Totally normal. Nothing to it.

I can see the text from his mom(all Turks have cell phones - I am convinced):
"Hey Alper! Pick up some chicks from the market on your way home from school today. Don't stop to buy cherries or grapes or strawberries. Just the chicks. And make sure they are the yellow ones. Those white ones are just not right. No ducks this time either."

Okay - maybe that is long for a text message, but it sounds accurate.

Tuesday, May 5, 2009

Simple Questions

Why in a secular country is there a religion class in the schools?

I am currently proctoring a Religion exam in my school. Yes, it is a private school. But it is a national school, which means we follow national standards - Religion Class.

One boy is absent from the exam. He is Jewish. No religion class for him.

Interesting definition of secular.

Sunday, April 26, 2009

Tech Buzz

When it comes to nursing, as babies grow - their attention span shrinks. It is hard keeping H-man on the boob for more than a few minutes. Good thing solids have come on the scene.
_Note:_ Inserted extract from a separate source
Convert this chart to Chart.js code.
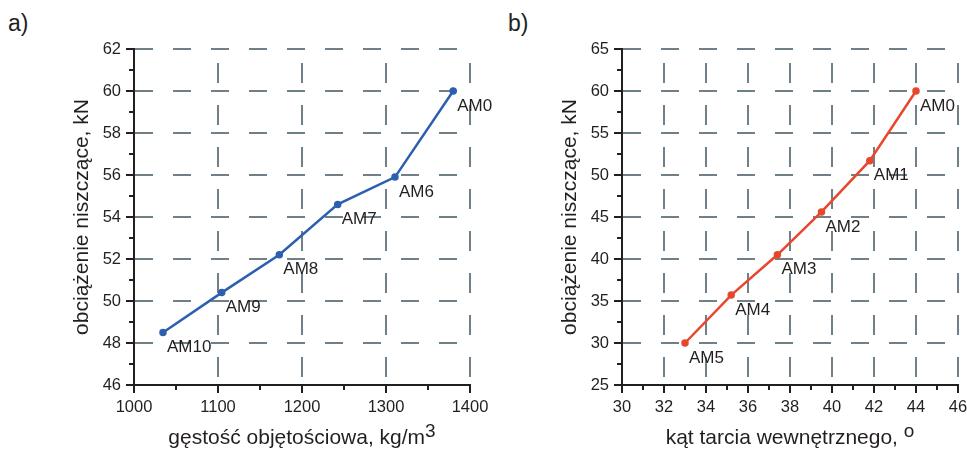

But I have devised a technological advancement that will rock the world -- mini, personalized, baby DVD players that fit right under the mother's arm! He totally would stay focused and get the hydration job done if he was watching a little Elmo or "baby TV" during the suckling. It would most definitely do away with the Calvin-induced head turning.

Sunday, January 18, 2009

Sleepless in Istanbul

Did I never think I would see the day my son started pre-school? Have I been in denial that time passes all this time?

Hobbes is growing at a rapid pace and it seems to mean more than when T. Cal did. I think it is because I learned that they never get smaller after watching T. Cal. And I barely got to look at Harrison the past few weeks since he has been attached to the boob or being smothered by his "loving" brother.

9am tomorrow my little baby will be a big boy (as close to a man as any male gets). We have a few more hours. Can't I just stay up and savor them?

I wonder if my dad will have that shrink-back-machine up and running by the time we get back in June. I have been trying the one I made here, but it doesn't seem to work right. T. Cal just keeps getting bigger.